Michela Murgia, vincitrice del premio Campiello nel 2010 con Accabadora, ha intervistato Luca Molinari sul suo libro Le Case Che Siamo.

Acquistare una casa corrisponde da sempre al momento in cui si raggiunge l’equilibrio ricercato nella vita. La casa, infatti, oltre ad essere una delle basi della città moderna, non è solo uno sfondo della nostra vita, ma è anche un luogo intimo e protettivo in cui ci rifugiamo, come il più saggio dei Tre Porcellini, per sfuggire alla caotica città che tanto ci spaventa. Difatti questa favola che sempre si è raccontata ai bambini è una ovvia metafora del “costruire borghese”. Se si pensa in particolare a questo personaggio, dimostratosi il più furbo, si può constatare che, nel racconto, costruisce una casa dotata di tutti quei comfort, di cui l’uomo ha sempre avuto bisogno: solidità, privacy, protezione, stabilità.

Si è parlato inoltre di co-housing, dove il pianerottolo, spazio dall’autore sempre malvisto, è divenuto molto importante. Si tratta infatti di un luogo che oggi, ad esempio, i bambini utilizzano per giocare e per passare da un’abitazione all’altra. In merito, Molinari sottolinea l’importanza ci questo aspetto, che risponde al nostro “bisogno di aprire le porte e di stare insieme”, mentre d’altra parte tendiamo sempre più a chiudere le porte per distanziare da noi il rumore dell’esterno. Inoltre le porte sono sempre state necessarie per separarci dagli altri, celare le nostre abitudini dietro ad una barriera resa ormai inutile dai social. Nell’epoca moderna, detta dello sharing, in cui la privacy esiste solo all’interno delle nostre abitazioni, le porte risultano una contraddizione: nascondere o mostrare?

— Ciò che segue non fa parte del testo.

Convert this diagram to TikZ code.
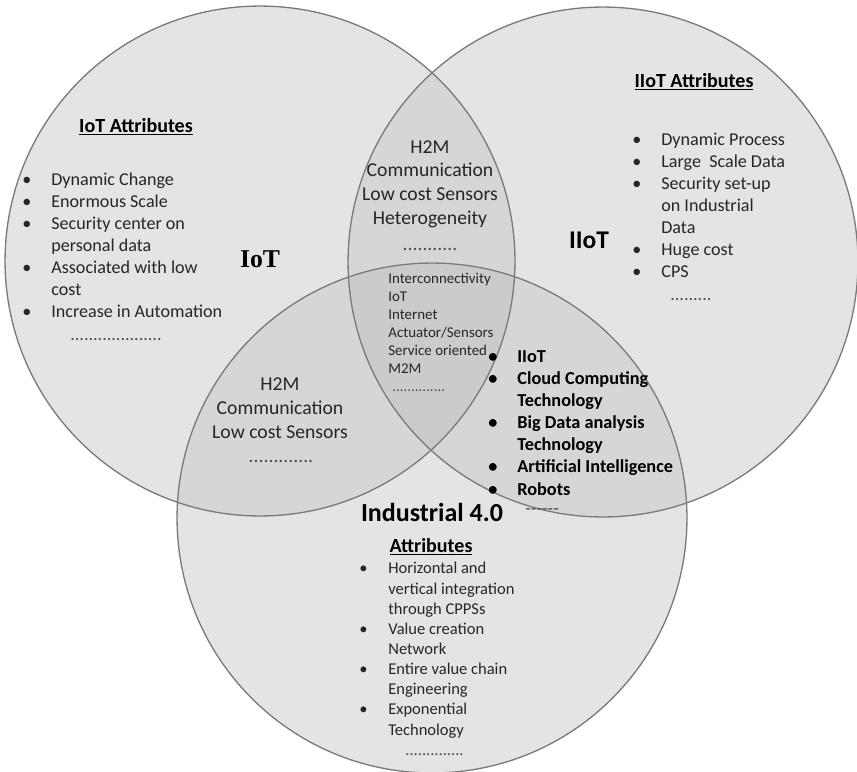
\documentclass[tikz,border=0pt]{standalone}
\usepackage{fontspec}
\setmainfont{Carlito}
\newfontfamily\labelserif{Liberation Serif}
\usetikzlibrary{positioning}
\definecolor{SetFill}{HTML}{E4E4E4}
\definecolor{PairFill}{HTML}{D6D6D6}
\definecolor{CoreFill}{HTML}{CBCBCB}
\definecolor{SetLine}{HTML}{7A7A7A}
\newcommand{\bul}{\makebox[0.58cm][l]{\textbullet}}
\newcommand{\nob}{\hspace*{0.58cm}}

\begin{document}
\begin{tikzpicture}[
  x=0.02cm, y=-0.02cm,
  ring/.style={draw=SetLine, line width=0.75pt},
  attr/.style={inner sep=0pt, align=left, anchor=base west, text=black!85,
    font=\fontsize{10.3}{12.5}\selectfont},
  head/.style={inner sep=0pt, anchor=base, font=\fontsize{11.4}{13}\selectfont\bfseries},
  mid/.style={inner sep=0pt, align=center, anchor=base, text=black!85,
    font=\fontsize{11.2}{13.4}\selectfont},
  core/.style={inner sep=0pt, align=left, anchor=base west, text=black!85,
    font=\fontsize{8.5}{10.2}\selectfont},
  tech/.style={inner sep=0pt, align=left, anchor=base west,
    font=\fontsize{10.4}{12.6}\selectfont\bfseries},
  indattr/.style={attr, font=\fontsize{9.4}{11.46}\selectfont},
  filler/.style={inner sep=0pt, anchor=base west, text=black!70}
]
\useasboundingbox (0,0) rectangle (857,771);

\coordinate (iot) at (260,261);
\coordinate (iiot) at (603,262);
\coordinate (ind) at (432,518);

% circle fills
\fill[SetFill] (iot) circle[radius=5.1cm];
\fill[SetFill] (iiot) circle[radius=5.1cm];
\fill[SetFill] (ind) circle[radius=5.1cm];
\begin{scope}
  \clip (iot) circle[radius=5.1cm];
  \fill[PairFill] (iiot) circle[radius=5.1cm];
  \fill[PairFill] (ind) circle[radius=5.1cm];
\end{scope}
\begin{scope}
  \clip (iiot) circle[radius=5.1cm];
  \fill[PairFill] (ind) circle[radius=5.1cm];
\end{scope}
\begin{scope}
  \clip (iot) circle[radius=5.1cm];
  \clip (iiot) circle[radius=5.1cm];
  \fill[CoreFill] (ind) circle[radius=5.1cm];
\end{scope}
\draw[ring] (iot) circle[radius=5.1cm];
\draw[ring] (iiot) circle[radius=5.1cm];
\draw[ring] (ind) circle[radius=5.1cm];

% IoT (multi-line nodes sit on their last baseline)
\node[head] (iotHead) at (136,132) {\underline{IoT Attributes}};
\node[attr] (iotList) at (22,317) {\bul Dynamic Change\\ \bul Enormous Scale\\
  \bul Security center on\\ \nob personal data\\ \bul Associated with low\\
  \nob cost\\ \bul Increase in Automation};
\node[filler, font=\fontsize{10.3}{12.5}\selectfont] (iotDots) at (70,340) {....................};
\node[anchor=base, inner sep=0pt, font=\labelserif\fontsize{14.6}{16}\selectfont\bfseries] (iotName) at (260,267) {IoT};

% IIoT
\node[head] (iiotHead) at (694,87) {\underline{IIoT Attributes}};
\node[attr] (iiotList) at (632,277) {\bul Dynamic Process\\ \bul Large\ \ Scale Data\\
  \bul Security set-up\\ \nob on Industrial\\ \nob Data\\ \bul Huge cost\\ \bul CPS};
\node[filler, font=\fontsize{10.3}{12.5}\selectfont] (iiotDots) at (670,300) {.........};
\node[anchor=base, inner sep=0pt, font=\fontsize{14.5}{16}\selectfont\bfseries] (iiotName) at (589,248) {IIoT};

% overlaps
\node[mid] (pairTop) at (430,224) {H2M\\Communication\\Low cost Sensors\\Heterogeneity};
\node[filler, anchor=base, font=\fontsize{11.2}{13.4}\selectfont] (pairTopDots) at (430,250) {...........};
\node[core] (coreList) at (388,373) {Interconnectivity\\IoT\\Internet\\Actuator/Sensors\\Service oriented\\M2M};
\node[filler, font=\fontsize{8.5}{10.2}\selectfont] (coreDots) at (392,391) {..............};
\node[mid] (pairLeft) at (280,438) {H2M\\Communication\\Low cost Sensors};
\node[filler, anchor=base, font=\fontsize{11.2}{13.4}\selectfont] (pairLeftDots) at (281,462) {.............};
\node[tech] (pairRight) at (488,495) {\bul IIoT\\ \bul Cloud Computing\\ \nob Technology\\
  \bul Big Data analysis\\ \nob Technology\\ \bul Artificial Intelligence\\ \bul Robots};
\node[filler, font=\fontsize{10.4}{12.6}\selectfont] (pairRightDash) at (525,514) {{-}{-}{-}{-}{-}{-}};

% Industrial 4.0
\node[anchor=base, inner sep=0pt, font=\fontsize{14.8}{17}\selectfont\bfseries] (indName) at (432,521) {Industrial 4.0};
\node[head] (indHead) at (431,552) {\underline{Attributes}};
\node[indattr] (indList) at (359,735) {\bul Horizontal and\\ \nob vertical integration\\
  \nob through CPPSs\\ \bul Value creation\\ \nob Network\\ \bul Entire value chain\\
  \nob Engineering\\ \bul Exponential\\ \nob Technology};
\node[filler, font=\fontsize{9.4}{11.46}\selectfont] (indDots) at (405,755) {..............};
\end{tikzpicture}
\end{document}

Anche gli oggetti che una volta caratterizzavano le nostre case sono stati colpiti dallo sviluppo delle tecnologie. I devices hanno infatti sostituito in gran parte tutto ciò che conservavamo della nostra vita e che quando veniva ritrovato in mezzo alle cianfrusaglie, ci riportava alla memoria ricordi il passato.